In 1981, National Alliance merged with the Immigration Control Association to form the Progressive Nationalist Party. After that collapsed, Saleam and others formed [NA] in 1982 [and which was officially launched on Anzac Day, April 25]. In August 1984, Saleam was found guilty of insurance fraud; an appeal is pending . He was given a good behaviour bond for three years in 1985 as well as a $5,000 bond for possession of a prohibited article, namely a large nail-studded club.” ~ Lyndall Crisp, ‘Harvest of Hate’, The Bulletin, April 4, 1989
One of the first public expressions of opposition to NA took place in Northcote in November 1993. Following a number of racist and homophobic assaults in the area, on November 20 a rally marching under the banner ‘Action Against Fascism’ took place.

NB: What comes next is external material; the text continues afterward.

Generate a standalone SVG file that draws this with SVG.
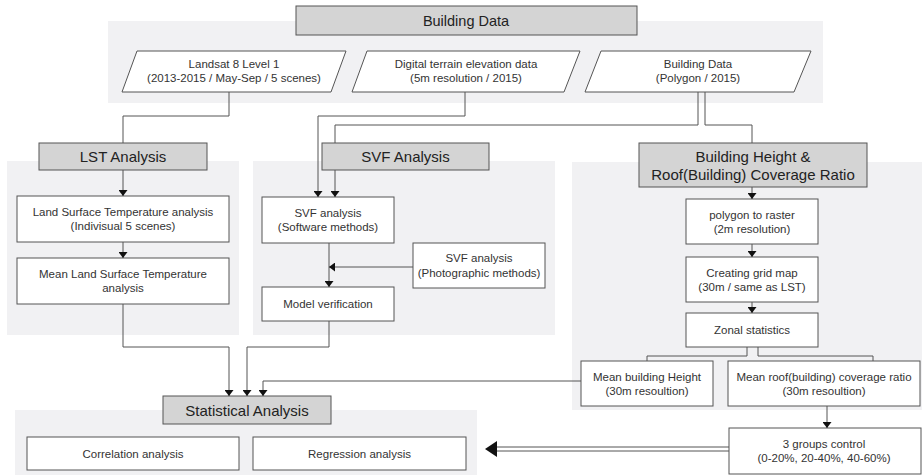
<svg xmlns="http://www.w3.org/2000/svg" width="922" height="475" viewBox="0 0 922 475">
<defs>
<style>
.panel{fill:#f1f1f3;stroke:none}
.hdr{fill:#d4d4d4;stroke:#555;stroke-width:1}
.box{fill:#fff;stroke:#555;stroke-width:1}
.t{font-family:"Liberation Sans",Arial,sans-serif;font-size:11.5px;fill:#333;text-anchor:middle;dominant-baseline:central}
.h{font-family:"Liberation Sans",Arial,sans-serif;font-size:15px;fill:#222;text-anchor:middle;dominant-baseline:central}
.c{fill:none;stroke:#555;stroke-width:1}
</style>
<marker id="arr" viewBox="0 0 6 9" refX="6" refY="4.5" markerWidth="6" markerHeight="9" orient="auto" markerUnits="userSpaceOnUse">
<path d="M0,0 L6,4.5 L0,9 z" fill="#111"/>
</marker>
</defs>

<!-- background panels -->
<g id="panels">
<rect class="panel" x="108" y="21" width="715" height="82"/>
<rect class="panel" x="7" y="161" width="232" height="174"/>
<rect class="panel" x="253" y="161" width="302" height="174"/>
<rect class="panel" x="572" y="162" width="350" height="248"/>
<rect class="panel" x="15" y="410" width="462" height="65"/>
</g>

<g id="building-data-banner">
<rect class="hdr" x="296" y="6" width="341" height="29"/>
<text class="h" x="466" y="20.5" style="font-size:14.5px">Building Data</text>
</g>

<g id="landsat">
<polygon class="box" points="137,51 346,51 331,92 122,92"/>
<text class="t" x="234" y="64">Landsat 8 Level 1</text>
<text class="t" x="234" y="78">(2013-2015 / May-Sep / 5 scenes)</text>
</g>

<g id="dted">
<polygon class="box" points="367,51 580,51 564,92 352,92"/>
<text class="t" x="466" y="64">Digital terrain elevation data</text>
<text class="t" x="466" y="78">(5m resolution / 2015)</text>
</g>

<g id="building-polygon">
<polygon class="box" points="601,51 811,51 794,92 585,92"/>
<text class="t" x="698" y="64">Building Data</text>
<text class="t" x="698" y="78">(Polygon / 2015)</text>
</g>

<g id="lst-analysis">
<rect class="hdr" x="39" y="143" width="168" height="27"/>
<text class="h" x="123" y="156.5">LST Analysis</text>
</g>

<g id="lst-individual">
<rect class="box" x="17" y="196" width="212" height="46"/>
<text class="t" x="123" y="212">Land Surface Temperature analysis</text>
<text class="t" x="123" y="226">(Indivisual 5 scenes)</text>
</g>

<g id="lst-mean">
<rect class="box" x="17" y="258" width="212" height="46"/>
<text class="t" x="123" y="274">Mean Land Surface Temperature</text>
<text class="t" x="123" y="288">analysis</text>
</g>

<g id="svf-analysis">
<rect class="hdr" x="322" y="143" width="167" height="27"/>
<text class="h" x="405.5" y="156.5">SVF Analysis</text>
</g>

<g id="svf-software">
<rect class="box" x="262" y="197" width="132" height="46"/>
<text class="t" x="328" y="212.5">SVF analysis</text>
<text class="t" x="328" y="227">(Software methods)</text>
</g>

<g id="svf-photo">
<rect class="box" x="413" y="243" width="132" height="45"/>
<text class="t" x="479" y="258">SVF analysis</text>
<text class="t" x="479" y="273">(Photographic methods)</text>
</g>

<g id="model-verification">
<rect class="box" x="262" y="287" width="132" height="34"/>
<text class="t" x="328" y="304">Model verification</text>
</g>

<g id="building-height">
<rect class="hdr" x="639" y="143" width="228" height="44"/>
<text class="h" x="753" y="156.5">Building Height &amp;</text>
<text class="h" x="753" y="174">Roof(Building) Coverage Ratio</text>
</g>

<g id="polygon-raster">
<rect class="box" x="686" y="199" width="132" height="45"/>
<text class="t" x="752" y="214.5">polygon to raster</text>
<text class="t" x="752" y="228.5">(2m resolution)</text>
</g>

<g id="grid-map">
<rect class="box" x="686" y="257" width="132" height="45"/>
<text class="t" x="752" y="272.5">Creating grid map</text>
<text class="t" x="752" y="286.5">(30m / same as LST)</text>
</g>

<g id="zonal">
<rect class="box" x="686" y="313" width="132" height="34"/>
<text class="t" x="752" y="330">Zonal statistics</text>
</g>

<g id="mean-height">
<rect class="box" x="581" y="361" width="132" height="45"/>
<text class="t" x="647" y="376.5">Mean building Height</text>
<text class="t" x="647" y="390.5">(30m resoultion)</text>
</g>

<g id="mean-roof">
<rect class="box" x="728" y="361" width="192" height="45"/>
<text class="t" x="824" y="376.5">Mean roof(building) coverage ratio</text>
<text class="t" x="824" y="390.5">(30m resoultion)</text>
</g>

<g id="groups">
<rect class="box" x="729" y="428" width="192" height="46"/>
<text class="t" x="824" y="444">3 groups control</text>
<text class="t" x="824" y="458">(0-20%, 20-40%, 40-60%)</text>
</g>

<g id="statistical">
<rect class="hdr" x="163" y="396" width="168" height="28"/>
<text class="h" x="247" y="410">Statistical Analysis</text>
</g>

<g id="correlation">
<rect class="box" x="27" y="437" width="212" height="33"/>
<text class="t" x="133" y="453.5">Correlation analysis</text>
</g>

<g id="regression">
<rect class="box" x="253" y="437" width="213" height="33"/>
<text class="t" x="359.5" y="453.5">Regression analysis</text>
</g>

<g id="connectors">
<path class="c" d="M229,92 V116 H123 V143"/>
<path class="c" d="M465,92 V116 H318 V197" marker-end="url(#arr)"/>
<path class="c" d="M698,92 V125 H335 V143"/>
<path class="c" d="M335,170 V197" marker-end="url(#arr)"/>
<path class="c" d="M705,92 V125 H752 V143"/>
<path class="c" d="M123,170 V196" marker-end="url(#arr)"/>
<path class="c" d="M123,242 V258" marker-end="url(#arr)"/>
<path class="c" d="M123,304 V347 H229 V396" marker-end="url(#arr)"/>
<path class="c" d="M329,243 V287" marker-end="url(#arr)"/>
<path class="c" d="M413,267 H329" marker-end="url(#arr)"/>
<path class="c" d="M329,321 V347 H247 V396" marker-end="url(#arr)"/>
<path class="c" d="M752,187 V199" marker-end="url(#arr)"/>
<path class="c" d="M752,244 V257" marker-end="url(#arr)"/>
<path class="c" d="M752,302 V313" marker-end="url(#arr)"/>
<path class="c" d="M747,347 V356 H647 V361"/>
<path class="c" d="M758,347 V356 H873 V361"/>
<path class="c" d="M581,381 H263 V396" marker-end="url(#arr)"/>
<path class="c" d="M827,406 V428" marker-end="url(#arr)"/>
<path class="c" d="M729,447 H496 M729,451 H496"/>
<polygon points="485,449 497,441 497,457" fill="#111"/>
</g>
</svg>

The demonstrators, who numbered about 130, met at the corner of Arthurton Road and High Street in order to scrub out racist graffiti in the area. A group of 6 boneheads heckled the crowd, but were then forced to flee when a segment decided to speak more directly with the boneheads regarding their political and racial anxieties. After a long chase, and a number of full and frank discussions, police eventually managed to secure their escape through Northcote Plaza (Jim Simmonds, ‘[Boneheads] row with marchers’, Herald Sun, November 22, 1993; ‘Protesters clash with neo-Nazis’, Northcote Leader, November 24, 1993).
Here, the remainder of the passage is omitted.